8. Make Your Savings Goal Bigger Than Yourself
If you want to catapult your own money goals + life goals + even those small day-to-day goals you're trying to improve upon, then make it about something bigger than yourself.
Here are some ways for you to do this:
- Put a Charitable Contribution on the Line: You can choose a charity tack your goal progress with it (i.e., you'll donate $200 to the charity that runs deep in your heart once you reach your target savings goal to go on vacation).
- Bring in the Whole Family On It: Make your goal bigger than itself by involving your whole family in it. Instead of just trying to save $XXXX amount of dollars for something, or trying to keep yourself pumped up about paying off two credit cards by December, let your spouse and/or kids get pumped up with you.
- Write Out What Your Life Looks Like Post-Goal: Once you reach that money-promised land post-goal, what is your life going to look like? What is the life of your loved ones going to look like? Write this down. This can cement the bigger vision in your head, which will give you something to focus on when the going gets tough and you'd rather get the kids in the car and go through the Starbucks drive-thru for the 3rd time this week (..that might just be me talking now).
9. Don’t Lock Your Money Up
This is more about prevention, or about getting out of an unsustainable financial situation if you’re in it.
But hear me out.
One of the ways we have a consistently high Personal Savings Rate (PSR)? IS because we haven’t locked our money up into monthly payments that don’t allow much wiggle room.
A perfect example of this is staying away from being house-poor. We didn’t purchase a home that we could “afford” according to a bank’s pre-approved loan amount. We purchased one well below that and within our comfort zone.
And since our home mortgage, insurance, association fee, and property taxes were 17% of our overall income – not the 30% that many financial experts and institutions advise – we have more room to save money.
Whenever possible, do not lock yourself into a tight financial situation. Do that? And you’ll more easily achieve your savings goal.
10. Get Super Serious by Involving HR
If you want to really achieve your savings goal?
Get dead serious about it.
That means taking these two actions:
- Open up a savings account dedicated to this savings goal
- Name that savings account something super-motivational
- Talk to HR to set up a split direct deposit between your checking and this new savings account
BOOM.
11. Increase the Gap Between Your Pay and Your Expenses
This might sound rudimentary, but sometimes it’s best to start from the beginning.

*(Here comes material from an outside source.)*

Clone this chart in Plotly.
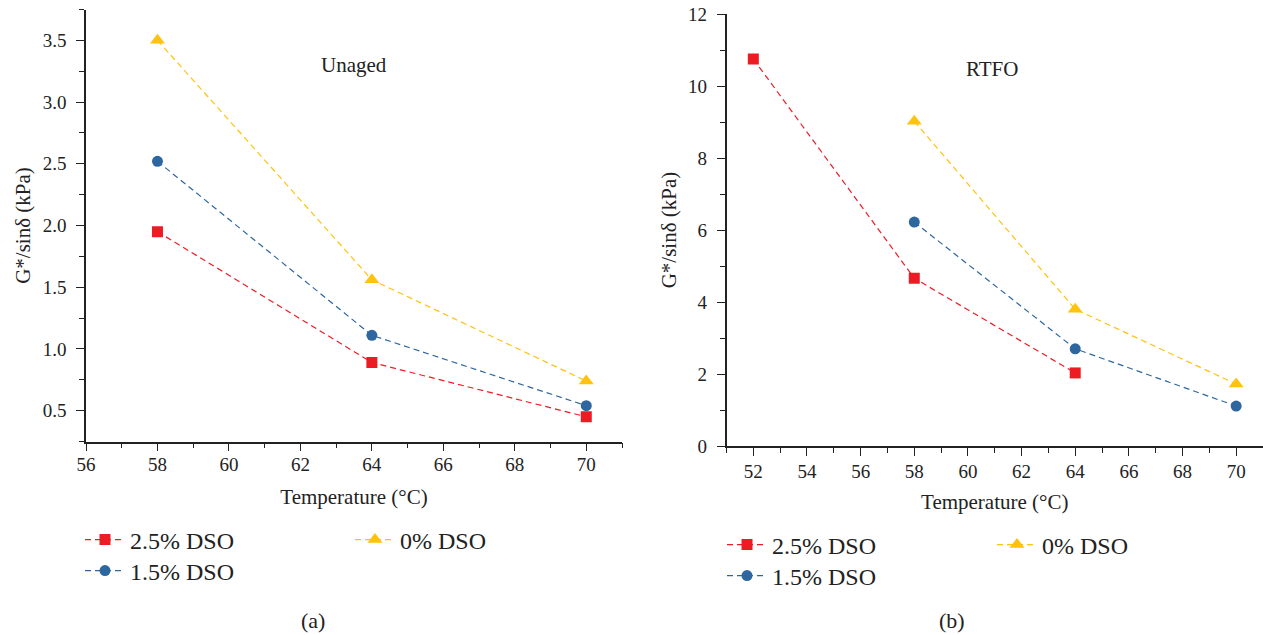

In order to increase your savings, you must widen the gap between your earnings and your spending.
Period.
I told you how to do this in my article on 250 money-saving tips.
Definitely check that out.
And for now? Here are a few of my favorites:
- Stay out of stores more often by grocery shopping every other week. This one tip alone shaved $150 off of our monthly grocery budget!
- Does work offer a free driving class? Take it, then submit your certificate to your auto insurance company for a discount.
- Negotiate lower rent with these 9 tested strategies.
12. Work on Your Mindset around Saving Money
How to achieve your saving goal is not all about “do this, not that”.
It’s about changing your money mindset as well.
Too many times, we think of saving money as important, but not urgent.
The money mindset shift that you need to make can be summed up like this: stop putting the act of saving money in the “Important, but Not Urgent” Quadrant of the Eisenhower matrix, and instead, put it where it belongs: in the “Important and Urgent” Quadrant.
Give saving money towards your savings goal its proper priority, and your savings might just explode.
Use these tips and tricks well, and instead of wondering how to achieve savings goals, you'll be wondering what savings goal to go after next!